The spontaneity and surprises of the street as theatre are explored in Pierre Bonnard’s early and more neglected paintings, prints and sketches. Although Bonnard enthusiastically took to photography about this time, he shied away from street scenes – his shots were mainly of his circle in more pastoral settings and interiors. In order to show how Bonnard’s wandering eye allowed him “to show how he represents badauderie as both fleeting and sustained”, Alsdorf contrasts his work with “the fixed gaze of early French cinematography”, enabling exponents such as the Lumière brothers to play on the curiosity of urban gawkers, recording either staged activity or the genuine surprise of undirected crowds, struck by the experience of being filmed (121).

The relationship between gawkers, art and the explicitly commercial world of advertising (from posters to the department store) is explored through the works of Bonnard, Vallotton and Henri de Toulouse-Lautrec. The quandary remained: how to gain and maintain the attention of the public without debasing one’s work. The distinction between art and shopping was becoming increasingly blurred. Rival outlets, Le Bon Marché and Les Grands Magasins du Louvre installed in-house galleries of fine art: “breasts were as ubiquitous in advertisements as in ancient sculpture, and the storefront vitrines […] were akin to display cases in museums” (180).

Aside from uniting two main genres of his early work, crowd and interior, Vallotton’s secular triptych, Le Bon Marché is given a close reading by Alsdorf and presents us with a paradigm of nineteenth century consumption: the department store, complete with its many devices for driving acquisitive desires, the world where “everything and everyone is for sale” (210). These values were not confined to Vallotton’s work. Whilst painting the triptych he was contemplating a split with his seamstress partner, whom he eventually left for an affluent widow of an art dealing family.

The artists and intellectuals featured in Gawkers often have in common a persistent, amorphous and fraught relationship with the wider public.
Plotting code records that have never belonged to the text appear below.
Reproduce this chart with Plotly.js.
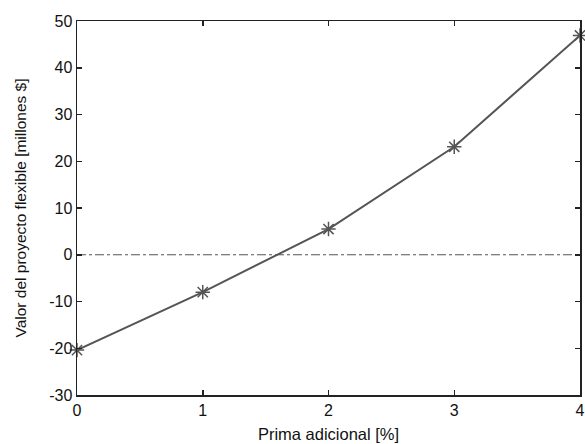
<!DOCTYPE html>
<html>
<head>
<meta charset="utf-8">
<script src="https://cdn.plot.ly/plotly-3.0.1.min.js"></script>
<style>html,body{margin:0;padding:0;background:#fff;}#chart{width:585px;height:444px;}</style>
</head>
<body>
<div id="chart"></div>
<script>
const prima = [0, 1, 2, 3, 4];
const valor = [-20.4, -8.0, 5.5, 23.1, 46.9];
const refX = [0, 4];
const refY = [0, 0];
const xTicks = [0, 1, 2, 3, 4];
const yTicks = [-30, -20, -10, 0, 10, 20, 30, 40, 50];

const tickFont = {family: 'Liberation Sans, Arial, sans-serif', size: 16, color: '#111'};
const xTitleFont = {family: 'Liberation Sans, Arial, sans-serif', size: 16.5, color: '#111'};
const yTitleFont = {family: 'Liberation Sans, Arial, sans-serif', size: 15.5, color: '#111'};

const traces = [
  {x: refX, y: refY, mode: 'lines', line: {color: '#555', width: 1, dash: 'dashdot'}, hoverinfo: 'skip'},
  {x: prima, y: valor, mode: 'lines+markers', line: {color: '#555', width: 2},
   marker: {symbol: 'asterisk-open', size: 12, color: '#555', line: {color: '#555', width: 1.5}}, cliponaxis: false}
];

const axisCommon = {showgrid: false, zeroline: false, showline: true, mirror: 'ticks', linecolor: '#222', linewidth: 1.5,
  ticks: 'inside', ticklen: 5, tickwidth: 1.5, tickcolor: '#222', tickfont: tickFont, ticklabeloverflow: 'allow'};

const layout = {
  width: 585, height: 444,
  margin: {l: 77, r: 5, t: 21, b: 49},
  paper_bgcolor: '#fff', plot_bgcolor: '#fff',
  showlegend: false,
  font: tickFont,
  xaxis: Object.assign({}, axisCommon, {range: [0, 4], tickvals: xTicks, ticktext: xTicks.map(String),
    title: {text: 'Prima adicional [%]', font: xTitleFont, standoff: 10}}),
  yaxis: Object.assign({}, axisCommon, {range: [-30, 50], tickvals: yTicks, ticktext: yTicks.map(String),
    title: {text: 'Valor del proyecto flexible [millones $]', font: yTitleFont, standoff: 18}})
};

Plotly.newPlot('chart', traces, layout, {displayModeBar: false, staticPlot: true});
</script>
</body>
</html>
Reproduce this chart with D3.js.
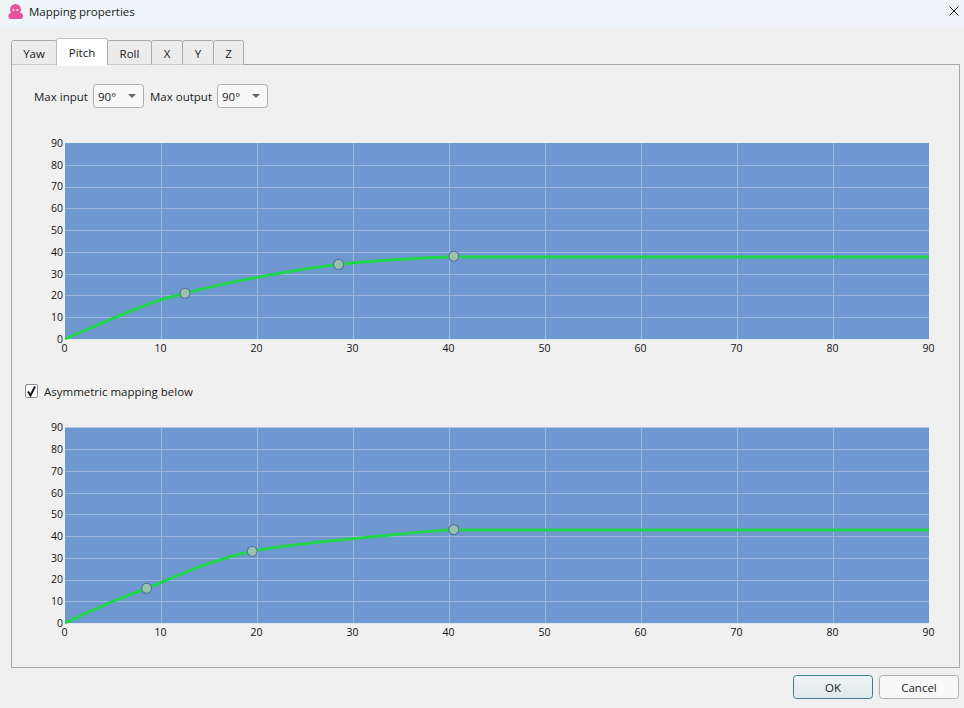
<!DOCTYPE html>
<html><head><meta charset="utf-8">
<script src="https://cdn.jsdelivr.net/npm/d3@7/dist/d3.min.js"></script>
<style>html,body{margin:0;padding:0;background:#f0f0f0;overflow:hidden}svg{display:block}</style>
</head><body><svg id="c" width="964" height="708"></svg>
<script>
const xTicks=[0,10,20,30,40,50,60,70,80,90];
const yTicks=[0,10,20,30,40,50,60,70,80,90];
const upperX=[0,5,10,12.5,20,28.5,35,40.5,46,90];
const upperY=[0,9.5,18,21,28.3,34.2,36.6,37.7,37.7,37.7];
const lowerX=[0,5,8.5,10,15,19.5,25,30,35,40.5,46,90];
const lowerY=[0,10,16,18.7,27.5,33,36.5,38.8,41,42.8,42.8,42.8];
const upperHandleX=[12.5,28.5,40.5];
const upperHandleY=[21,34.2,38];
const lowerHandleX=[8.5,19.5,40.5];
const lowerHandleY=[16,33,43];
const tabNames=["Yaw","Pitch","Roll","X","Y","Z"];

const svg=d3.select("#c");
const F='"Open Sans","Noto Sans",sans-serif';
const defs=svg.append("defs");
const tb=defs.append("linearGradient").attr("id","tb").attr("x1",0).attr("x2",1).attr("y1",0).attr("y2",0);
tb.append("stop").attr("offset",0).attr("stop-color","#edf5f8");
tb.append("stop").attr("offset",1).attr("stop-color","#f0f3f8");
const ok=defs.append("linearGradient").attr("id","ok").attr("x1",0).attr("x2",0).attr("y1",0).attr("y2",1);
ok.append("stop").attr("offset",0).attr("stop-color","#eef5f6");
ok.append("stop").attr("offset",1).attr("stop-color","#dfe9ea");

svg.append("rect").attr("width",964).attr("height",708).attr("fill","#f0f0f0");
svg.append("rect").attr("width",964).attr("height",27).attr("fill","url(#tb)");

// app icon
const ic=svg.append("g").attr("fill","#e8529a");
ic.append("ellipse").attr("cx",15.5).attr("cy",9.5).attr("rx",5.5).attr("ry",5.5);
ic.append("rect").attr("x",8.5).attr("y",13).attr("width",14.5).attr("height",6).attr("rx",2.5);
ic.append("circle").attr("cx",13.5).attr("cy",10).attr("r",1.1).attr("fill","#fff");
ic.append("circle").attr("cx",17.5).attr("cy",10).attr("r",1.1).attr("fill","#fff");

function text(x,y,s,o={}){
  return svg.append("text").attr("x",x).attr("y",y).text(s)
    .attr("font-family",F).attr("font-size",o.size||11.5).attr("fill",o.fill||"#1a1a1a")
    .attr("text-anchor",o.anchor||"start");
}
text(29,16,"Mapping properties");
svg.append("path").attr("d","M949.5 6.5L958.5 15.5M958.5 6.5L949.5 15.5").attr("stroke","#222").attr("stroke-width",1).attr("fill","none");

// tab pane
svg.append("rect").attr("x",11.5).attr("y",64.5).attr("width",948).attr("height",603).attr("fill","#f0f0f0").attr("stroke","#a9a9a9");

// tabs
const tabEdges=[11.5,56.5,107.5,151.5,182.5,213.5,243.5];
tabNames.forEach((n,i)=>{
  const sel=i===1;
  const x0=tabEdges[i],x1=tabEdges[i+1],top=sel?38.5:40.5,bot=sel?65:64.5;
  svg.append("path").attr("d",`M${x0} ${bot}V${top+2}Q${x0} ${top} ${x0+2} ${top}H${x1-2}Q${x1} ${top} ${x1} ${top+2}V${bot}`)
    .attr("fill",sel?"#fff":"#ececec").attr("stroke",sel?"#bdbdbd":"#a9a9a9");
  text((x0+x1)/2,sel?57:58,n,{anchor:"middle"});
});
svg.append("rect").attr("x",57).attr("y",63).attr("width",50).attr("height",3).attr("fill","#fff");

// combos
function combo(x,w){
  svg.append("rect").attr("x",x+.5).attr("y",84.5).attr("width",w).attr("height",23).attr("rx",3).attr("fill","#f8f8f8").attr("stroke","#adadad");
  text(x+5,101,"90°");
  svg.append("path").attr("d",`M${x+35} 94H${x+43}L${x+39} 98Z`).attr("fill","#666");
}
text(34,101,"Max input");
combo(93,50);
text(150,101,"Max output");
combo(217,50);

// charts
const x=d3.scaleLinear().domain([0,90]).range([65,929]);
function chart(top,bottom,xs,ys,hx,hy){
  const y=d3.scaleLinear().domain([0,90]).range([bottom,top]);
  const g=svg.append("g");
  g.append("rect").attr("x",x(0)).attr("y",top).attr("width",x(90)-x(0)).attr("height",bottom-top).attr("fill","#6e98cf");
  g.append("g").selectAll("line").data(xTicks.slice(1,-1)).join("line")
    .attr("x1",d=>Math.round(x(d))+.5).attr("x2",d=>Math.round(x(d))+.5).attr("y1",top).attr("y2",bottom)
    .attr("stroke","#9db8da").attr("stroke-width",1);
  g.append("g").selectAll("line").data(yTicks.slice(1,-1)).join("line")
    .attr("x1",x(0)).attr("x2",x(90)).attr("y1",d=>Math.round(y(d))+.5).attr("y2",d=>Math.round(y(d))+.5)
    .attr("stroke","#9db8da").attr("stroke-width",1);
  g.append("line").attr("x1",x(0)).attr("x2",x(90)).attr("y1",bottom+.5).attr("y2",bottom+.5).attr("stroke","#dfe8f3");

  const xa=g.append("g").attr("transform",`translate(0,${bottom})`).call(d3.axisBottom(x).tickValues(xTicks).tickSize(0).tickPadding(6));
  const ya=g.append("g").attr("transform",`translate(${x(0)},0)`).call(d3.axisLeft(y).tickValues(yTicks).tickSize(0).tickPadding(2));
  [xa,ya].forEach(a=>{a.select(".domain").remove();a.selectAll("text").attr("font-family",F).attr("font-size",10.5).attr("fill","#111");});
  xa.selectAll("text").attr("dx","-1");

  const pts=xs.map((v,i)=>[v,ys[i]]);
  g.append("path").datum(pts).attr("fill","none").attr("stroke","#21d64d").attr("stroke-width",3).attr("stroke-linecap","butt")
    .attr("d",d3.line().x(d=>x(d[0])).y(d=>y(d[1])).curve(d3.curveMonotoneX));
  g.append("g").selectAll("circle").data(hx.map((v,i)=>[v,hy[i]])).join("circle")
    .attr("cx",d=>x(d[0])).attr("cy",d=>y(d[1])).attr("r",5)
    .attr("fill","#a2c2ae").attr("fill-opacity",.9).attr("stroke","#50749a").attr("stroke-width",1.1);
}
chart(143,339,upperX,upperY,upperHandleX,upperHandleY);
chart(427.5,623,lowerX,lowerY,lowerHandleX,lowerHandleY);

// checkbox
svg.append("rect").attr("x",25.5).attr("y",384.5).attr("width",12).attr("height",13).attr("rx",1.5).attr("fill","#fff").attr("stroke","#8d8d8d");
svg.append("path").attr("d","M28 391.5L30.5 395.5L35 386.5").attr("fill","none").attr("stroke","#111").attr("stroke-width",2);
text(44,396,"Asymmetric mapping below");

// buttons
svg.append("rect").attr("x",793.5).attr("y",675.5).attr("width",79).attr("height",23).attr("rx",3).attr("fill","url(#ok)").attr("stroke","#3f7f8c");
text(833,692,"OK",{anchor:"middle"});
svg.append("rect").attr("x",879.5).attr("y",675.5).attr("width",79).attr("height",23).attr("rx",3).attr("fill","#f8f8f8").attr("stroke","#b0b0b0");
text(919,692,"Cancel",{anchor:"middle"});
</script></body></html>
The issue becomes still more complex when many of them periodically become part of the crowd themselves. On one hand, their feelings veer from outrage at state corruption and its consequences for the masses, and on the other, a snobbery and contempt at their ignorance. At the same time, if they are to establish themselves and secure a place in history, they have to acknowledge that the crowd is an important factor, as both subject and client.

As one might expect in a book concerned with the late nineteenth century, the “bourgeois” pervades: there is “bourgeois morality”, a “bourgeois interior”, a “bourgeois accessory”, a “bourgeois trophy”, “bourgeois amateurs” and a “bourgeois elite” (215/216/218/221/226). It goes on. However, it is not clearly defined. Does it straightforwardly refer to the perceived materialistic values or conventional attitudes of the middle class, or is it a general derisory term for the enemy? Perhaps all of these.

A great deal of ground is covered in Gawkers; in-depth descriptions of artworks, politics, anarchism, the many conflicts between the artist and society, from Oscar Wilde’s trial to the rupture of the Dreyfus affair. This, combined with the prominence given to Vallotton, an artist who until relatively recently was marginally underrated helps make for a lively addition to the vast literature on nineteenth century French art history.